--- begin ---

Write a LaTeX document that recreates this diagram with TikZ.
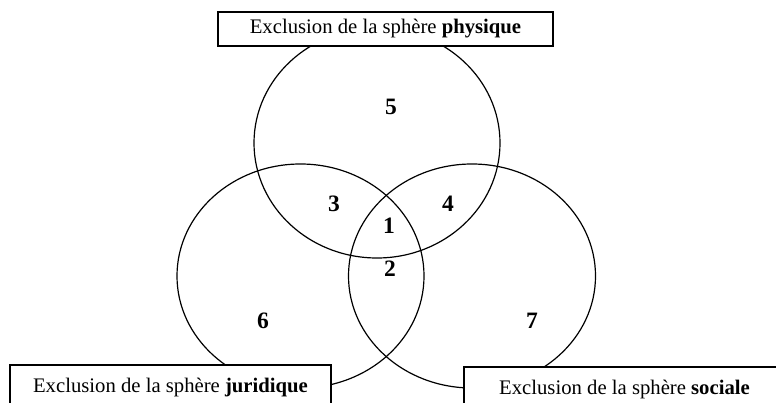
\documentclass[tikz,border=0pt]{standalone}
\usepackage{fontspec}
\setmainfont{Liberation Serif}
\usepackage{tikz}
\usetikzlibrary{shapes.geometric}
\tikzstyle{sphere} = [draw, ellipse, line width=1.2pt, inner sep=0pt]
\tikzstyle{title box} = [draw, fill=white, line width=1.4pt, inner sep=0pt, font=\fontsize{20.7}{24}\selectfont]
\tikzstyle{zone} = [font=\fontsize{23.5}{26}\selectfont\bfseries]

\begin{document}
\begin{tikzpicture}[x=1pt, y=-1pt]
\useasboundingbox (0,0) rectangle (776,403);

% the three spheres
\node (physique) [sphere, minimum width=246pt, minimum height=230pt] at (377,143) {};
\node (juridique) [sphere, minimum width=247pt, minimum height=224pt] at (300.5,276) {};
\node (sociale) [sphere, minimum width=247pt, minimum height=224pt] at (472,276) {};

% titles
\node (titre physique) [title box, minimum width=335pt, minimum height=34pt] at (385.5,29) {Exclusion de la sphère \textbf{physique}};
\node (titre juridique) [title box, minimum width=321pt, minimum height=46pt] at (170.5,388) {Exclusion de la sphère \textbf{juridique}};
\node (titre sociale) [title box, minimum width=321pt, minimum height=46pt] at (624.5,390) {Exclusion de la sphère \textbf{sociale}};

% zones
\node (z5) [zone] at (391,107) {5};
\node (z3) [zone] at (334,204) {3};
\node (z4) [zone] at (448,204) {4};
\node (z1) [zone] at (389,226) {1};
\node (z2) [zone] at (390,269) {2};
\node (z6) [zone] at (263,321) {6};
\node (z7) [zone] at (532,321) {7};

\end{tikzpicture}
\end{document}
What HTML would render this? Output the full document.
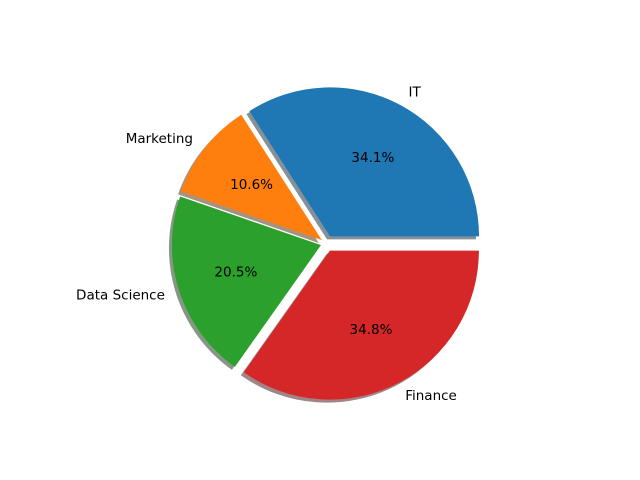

--- end ---

**Exercise details:** All of the lines above should be printed exactly, minus the pictures.

**Exercise answer:**
Write a LaTeX document that recreates this diagram with TikZ.
\documentclass[tikz,border=0pt]{standalone}
\usepackage{fontspec}
\setmainfont{Liberation Serif}
\usepackage{tikz}
\usetikzlibrary{shapes.geometric}
\tikzstyle{sphere} = [draw, ellipse, line width=1.2pt, inner sep=0pt]
\tikzstyle{title box} = [draw, fill=white, line width=1.4pt, inner sep=0pt, font=\fontsize{20.7}{24}\selectfont]
\tikzstyle{zone} = [font=\fontsize{23.5}{26}\selectfont\bfseries]

\begin{document}
\begin{tikzpicture}[x=1pt, y=-1pt]
\useasboundingbox (0,0) rectangle (776,403);

% the three spheres
\node (physique) [sphere, minimum width=246pt, minimum height=230pt] at (377,143) {};
\node (juridique) [sphere, minimum width=247pt, minimum height=224pt] at (300.5,276) {};
\node (sociale) [sphere, minimum width=247pt, minimum height=224pt] at (472,276) {};

% titles
\node (titre physique) [title box, minimum width=335pt, minimum height=34pt] at (385.5,29) {Exclusion de la sphère \textbf{physique}};
\node (titre juridique) [title box, minimum width=321pt, minimum height=46pt] at (170.5,388) {Exclusion de la sphère \textbf{juridique}};
\node (titre sociale) [title box, minimum width=321pt, minimum height=46pt] at (624.5,390) {Exclusion de la sphère \textbf{sociale}};

% zones
\node (z5) [zone] at (391,107) {5};
\node (z3) [zone] at (334,204) {3};
\node (z4) [zone] at (448,204) {4};
\node (z1) [zone] at (389,226) {1};
\node (z2) [zone] at (390,269) {2};
\node (z6) [zone] at (263,321) {6};
\node (z7) [zone] at (532,321) {7};

\end{tikzpicture}
\end{document}
What HTML would render this? Output the full document.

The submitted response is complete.